New book - A Man in Love, by Karl Ove Knausgaard

Returning to Knausgaard's world is like looking in the mirror. Him and I seem to be very different people, but I am a man and a father and we have much else in common: we're European, we're white, we grew up in democracies, listening to pop music, in the late 20th century and we both lived as expatriates and witnessed the fading of a culture we remember from our youths. If an alien came down they'd think we were more or less the same person. But the events he describes are detailed enough to be recognisably not my life, and his reactions certainly not mine. For example I find the 'feminine' softness of sitting on the floor and singing with my children a welcome respite from the demands of an office, not an excruiating and humiliating experience.

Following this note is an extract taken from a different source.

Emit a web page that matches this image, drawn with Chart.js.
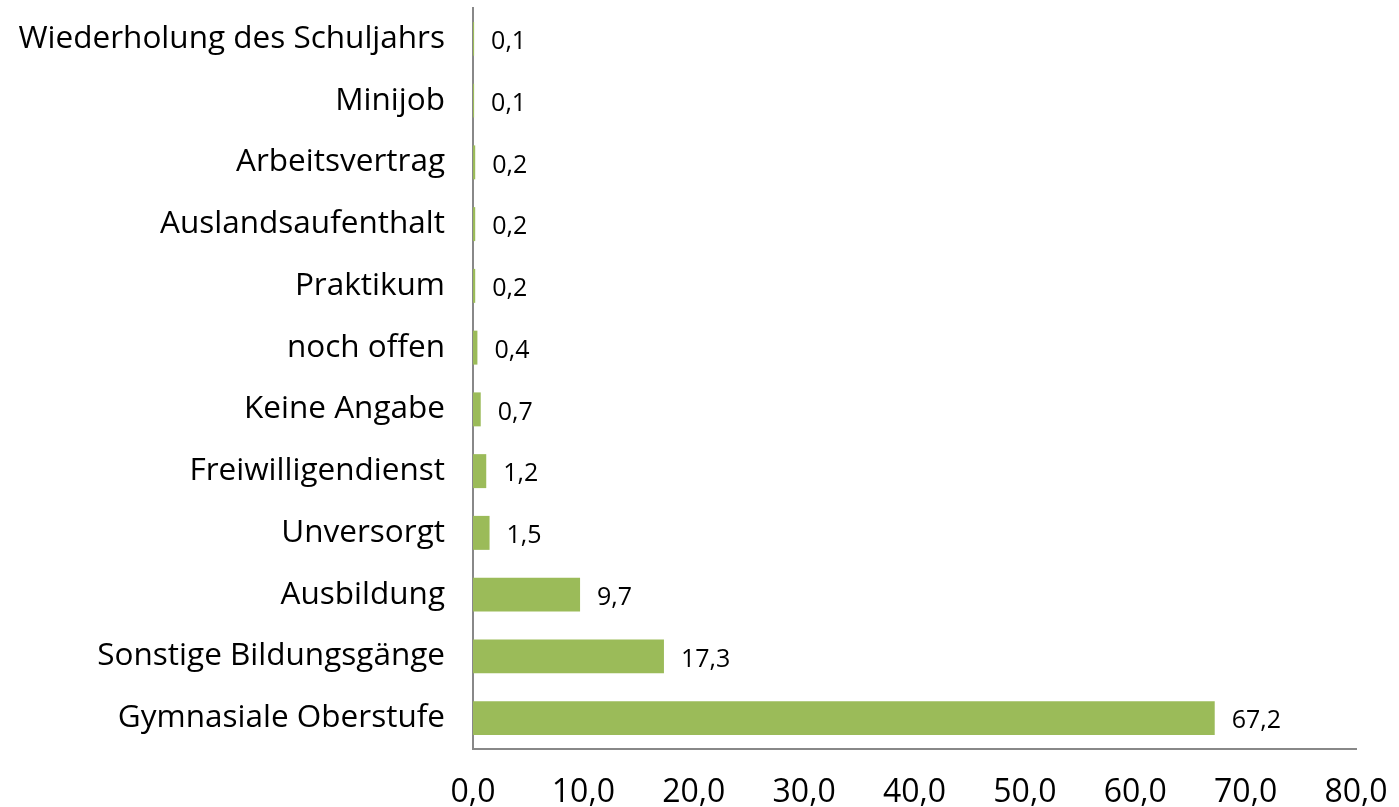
<!DOCTYPE html>
<html>
<head>
<meta charset="utf-8">
<script src="https://cdn.jsdelivr.net/npm/chart.js@4"></script>
<style>
  html, body { margin: 0; padding: 0; background: #fff; }
  #wrap { width: 1399px; height: 807px; }
</style>
</head>
<body>
<div id="wrap"><canvas id="myChart" width="1399" height="807"></canvas></div>
<script>
// Kategorien (von oben nach unten)
var categories = ['Wiederholung des Schuljahrs', 'Minijob', 'Arbeitsvertrag', 'Auslandsaufenthalt',
    'Praktikum', 'noch offen', 'Keine Angabe', 'Freiwilligendienst', 'Unversorgt',
    'Ausbildung', 'Sonstige Bildungsgänge', 'Gymnasiale Oberstufe'];
// Anteile in Prozent
var values = [0.1, 0.1, 0.2, 0.2, 0.2, 0.4, 0.7, 1.2, 1.5, 9.7, 17.3, 67.2];
// Achsenbeschriftungen
var xTicks = [0, 10, 20, 30, 40, 50, 60, 70, 80];

var FONT = "'Open Sans', 'Noto Sans', sans-serif";

function fmt(v) { return v.toFixed(1).replace('.', ','); }

// Werte rechts neben den Balken schreiben
var valueLabels = {
    id: 'valueLabels',
    afterDatasetsDraw: function (chart) {
        var ctx = chart.ctx;
        var meta = chart.getDatasetMeta(0);
        ctx.save();
        ctx.font = '25px ' + FONT;
        ctx.fillStyle = '#000';
        ctx.textAlign = 'left';
        ctx.textBaseline = 'middle';
        meta.data.forEach(function (bar, i) {
            ctx.fillText(fmt(values[i]), bar.x + 17, bar.y + 3);
        });
        ctx.restore();
    }
};

var ctx = document.getElementById('myChart').getContext('2d');
var chart = new Chart(ctx, {
    type: 'bar',
    data: {
        labels: categories,
        datasets: [{
            data: values,
            backgroundColor: '#9BBB59',
            borderWidth: 0,
            barPercentage: 0.55,
            categoryPercentage: 1.0
        }]
    },
    options: {
        indexAxis: 'y',
        responsive: false,
        animation: false,
        layout: { padding: { top: 8, right: 43, left: 0, bottom: 0 } },
        plugins: {
            legend: { display: false },
            tooltip: { enabled: false }
        },
        scales: {
            x: {
                min: 0,
                max: 80,
                afterBuildTicks: function (scale) {
                    scale.ticks = xTicks.map(function (v) { return { value: v }; });
                },
                afterFit: function (scale) {
                    scale.height = 58;
                    scale.paddingLeft = 0;
                    scale.paddingRight = 0;
                },
                ticks: {
                    color: '#000',
                    font: { family: FONT, size: 32 },
                    padding: 25,
                    maxRotation: 0,
                    callback: function (v) { return fmt(v); }
                },
                grid: { display: false, drawTicks: false },
                border: { color: '#888', width: 2 }
            },
            y: {
                afterFit: function (scale) {
                    scale.width = 473;
                    scale.paddingTop = 0;
                    scale.paddingBottom = 0;
                },
                ticks: {
                    color: '#000',
                    font: { family: FONT, size: 31.5 },
                    padding: 28
                },
                grid: { display: false, drawTicks: false },
                border: { color: '#888', width: 2 }
            }
        }
    },
    plugins: [valueLabels]
});
</script>
</body>
</html>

But the pages draw from me as a reader a general sympathy that runs beyond the clarity of the individual scenes. I feel kinship with him, and distance. He writes of generalities which never suggest the archetypes or the tropes of fiction. So is it not just someonw writing about his life? Clearly not, because he divines the details from memory as if watching himself on video. Maybe it's an autobiographical framework that is filled in carefully with fiction.

Regardless, this is a story about him, his life, and the way he chooses to tell it. It isn't possible to accurately critique A Man in Love without thinking about reader response, without thinking about the mirror. Any other critical tool would miss the point.